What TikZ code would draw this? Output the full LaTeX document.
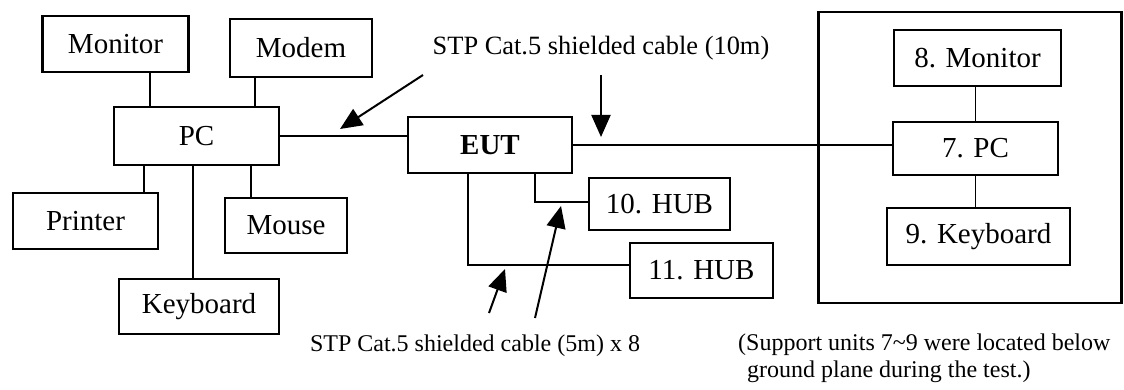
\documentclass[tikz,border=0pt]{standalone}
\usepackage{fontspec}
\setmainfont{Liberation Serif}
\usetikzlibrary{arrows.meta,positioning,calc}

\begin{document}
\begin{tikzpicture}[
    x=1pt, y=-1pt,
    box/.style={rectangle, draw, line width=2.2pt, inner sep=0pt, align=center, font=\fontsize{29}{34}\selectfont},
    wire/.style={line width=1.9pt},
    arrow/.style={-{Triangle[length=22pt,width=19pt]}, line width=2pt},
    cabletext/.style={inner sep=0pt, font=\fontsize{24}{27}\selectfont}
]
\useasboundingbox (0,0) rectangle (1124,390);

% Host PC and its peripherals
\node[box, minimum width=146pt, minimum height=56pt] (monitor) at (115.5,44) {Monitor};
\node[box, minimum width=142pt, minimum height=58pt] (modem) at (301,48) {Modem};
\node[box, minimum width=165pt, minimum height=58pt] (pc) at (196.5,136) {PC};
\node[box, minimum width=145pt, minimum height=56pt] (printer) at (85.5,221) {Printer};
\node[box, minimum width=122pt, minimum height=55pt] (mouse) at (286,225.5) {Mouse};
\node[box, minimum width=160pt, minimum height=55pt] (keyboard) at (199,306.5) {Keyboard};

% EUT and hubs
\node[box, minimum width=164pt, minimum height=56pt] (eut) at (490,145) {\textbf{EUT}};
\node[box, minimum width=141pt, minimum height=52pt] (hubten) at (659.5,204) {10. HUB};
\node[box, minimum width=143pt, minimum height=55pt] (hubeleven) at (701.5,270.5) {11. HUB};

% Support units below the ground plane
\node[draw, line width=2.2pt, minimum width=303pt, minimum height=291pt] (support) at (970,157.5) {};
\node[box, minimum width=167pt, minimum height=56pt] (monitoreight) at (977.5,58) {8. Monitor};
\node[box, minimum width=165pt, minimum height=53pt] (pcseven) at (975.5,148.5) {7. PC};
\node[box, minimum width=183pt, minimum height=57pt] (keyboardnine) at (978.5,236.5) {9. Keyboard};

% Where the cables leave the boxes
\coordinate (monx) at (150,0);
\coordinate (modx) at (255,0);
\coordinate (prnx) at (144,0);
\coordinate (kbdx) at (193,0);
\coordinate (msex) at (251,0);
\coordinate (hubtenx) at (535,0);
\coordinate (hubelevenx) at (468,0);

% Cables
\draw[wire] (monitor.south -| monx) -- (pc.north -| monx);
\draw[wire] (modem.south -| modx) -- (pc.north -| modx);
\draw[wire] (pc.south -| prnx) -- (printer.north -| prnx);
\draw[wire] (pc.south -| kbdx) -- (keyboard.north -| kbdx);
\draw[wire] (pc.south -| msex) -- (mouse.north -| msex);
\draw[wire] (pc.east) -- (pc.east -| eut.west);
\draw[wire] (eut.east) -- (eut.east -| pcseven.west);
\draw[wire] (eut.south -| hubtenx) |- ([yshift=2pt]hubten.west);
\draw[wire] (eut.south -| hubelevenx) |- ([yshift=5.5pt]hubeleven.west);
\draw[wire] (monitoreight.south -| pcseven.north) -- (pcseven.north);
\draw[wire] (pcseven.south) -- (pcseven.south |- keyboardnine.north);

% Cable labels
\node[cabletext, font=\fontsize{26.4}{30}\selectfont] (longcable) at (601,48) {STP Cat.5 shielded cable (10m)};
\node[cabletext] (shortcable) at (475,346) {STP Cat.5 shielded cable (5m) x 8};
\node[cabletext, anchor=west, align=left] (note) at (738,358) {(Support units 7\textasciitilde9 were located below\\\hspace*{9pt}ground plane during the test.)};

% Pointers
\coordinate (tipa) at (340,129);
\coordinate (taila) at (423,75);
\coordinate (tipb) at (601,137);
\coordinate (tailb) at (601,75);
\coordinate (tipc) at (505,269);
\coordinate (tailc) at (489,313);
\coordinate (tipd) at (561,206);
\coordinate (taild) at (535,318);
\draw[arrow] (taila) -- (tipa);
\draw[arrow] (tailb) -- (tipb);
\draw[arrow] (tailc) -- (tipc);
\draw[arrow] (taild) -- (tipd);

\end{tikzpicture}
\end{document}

▸ Task description:
Keep the pictures out of the copy and return the rest of the data above exactly.

▸ Solution to this problem:
What TikZ code would draw this? Output the full LaTeX document.
\documentclass[tikz,border=0pt]{standalone}
\usepackage{fontspec}
\setmainfont{Liberation Serif}
\usetikzlibrary{arrows.meta,positioning,calc}

\begin{document}
\begin{tikzpicture}[
    x=1pt, y=-1pt,
    box/.style={rectangle, draw, line width=2.2pt, inner sep=0pt, align=center, font=\fontsize{29}{34}\selectfont},
    wire/.style={line width=1.9pt},
    arrow/.style={-{Triangle[length=22pt,width=19pt]}, line width=2pt},
    cabletext/.style={inner sep=0pt, font=\fontsize{24}{27}\selectfont}
]
\useasboundingbox (0,0) rectangle (1124,390);

% Host PC and its peripherals
\node[box, minimum width=146pt, minimum height=56pt] (monitor) at (115.5,44) {Monitor};
\node[box, minimum width=142pt, minimum height=58pt] (modem) at (301,48) {Modem};
\node[box, minimum width=165pt, minimum height=58pt] (pc) at (196.5,136) {PC};
\node[box, minimum width=145pt, minimum height=56pt] (printer) at (85.5,221) {Printer};
\node[box, minimum width=122pt, minimum height=55pt] (mouse) at (286,225.5) {Mouse};
\node[box, minimum width=160pt, minimum height=55pt] (keyboard) at (199,306.5) {Keyboard};

% EUT and hubs
\node[box, minimum width=164pt, minimum height=56pt] (eut) at (490,145) {\textbf{EUT}};
\node[box, minimum width=141pt, minimum height=52pt] (hubten) at (659.5,204) {10. HUB};
\node[box, minimum width=143pt, minimum height=55pt] (hubeleven) at (701.5,270.5) {11. HUB};

% Support units below the ground plane
\node[draw, line width=2.2pt, minimum width=303pt, minimum height=291pt] (support) at (970,157.5) {};
\node[box, minimum width=167pt, minimum height=56pt] (monitoreight) at (977.5,58) {8. Monitor};
\node[box, minimum width=165pt, minimum height=53pt] (pcseven) at (975.5,148.5) {7. PC};
\node[box, minimum width=183pt, minimum height=57pt] (keyboardnine) at (978.5,236.5) {9. Keyboard};

% Where the cables leave the boxes
\coordinate (monx) at (150,0);
\coordinate (modx) at (255,0);
\coordinate (prnx) at (144,0);
\coordinate (kbdx) at (193,0);
\coordinate (msex) at (251,0);
\coordinate (hubtenx) at (535,0);
\coordinate (hubelevenx) at (468,0);

% Cables
\draw[wire] (monitor.south -| monx) -- (pc.north -| monx);
\draw[wire] (modem.south -| modx) -- (pc.north -| modx);
\draw[wire] (pc.south -| prnx) -- (printer.north -| prnx);
\draw[wire] (pc.south -| kbdx) -- (keyboard.north -| kbdx);
\draw[wire] (pc.south -| msex) -- (mouse.north -| msex);
\draw[wire] (pc.east) -- (pc.east -| eut.west);
\draw[wire] (eut.east) -- (eut.east -| pcseven.west);
\draw[wire] (eut.south -| hubtenx) |- ([yshift=2pt]hubten.west);
\draw[wire] (eut.south -| hubelevenx) |- ([yshift=5.5pt]hubeleven.west);
\draw[wire] (monitoreight.south -| pcseven.north) -- (pcseven.north);
\draw[wire] (pcseven.south) -- (pcseven.south |- keyboardnine.north);

% Cable labels
\node[cabletext, font=\fontsize{26.4}{30}\selectfont] (longcable) at (601,48) {STP Cat.5 shielded cable (10m)};
\node[cabletext] (shortcable) at (475,346) {STP Cat.5 shielded cable (5m) x 8};
\node[cabletext, anchor=west, align=left] (note) at (738,358) {(Support units 7\textasciitilde9 were located below\\\hspace*{9pt}ground plane during the test.)};

% Pointers
\coordinate (tipa) at (340,129);
\coordinate (taila) at (423,75);
\coordinate (tipb) at (601,137);
\coordinate (tailb) at (601,75);
\coordinate (tipc) at (505,269);
\coordinate (tailc) at (489,313);
\coordinate (tipd) at (561,206);
\coordinate (taild) at (535,318);
\draw[arrow] (taila) -- (tipa);
\draw[arrow] (tailb) -- (tipb);
\draw[arrow] (tailc) -- (tipc);
\draw[arrow] (taild) -- (tipd);

\end{tikzpicture}
\end{document}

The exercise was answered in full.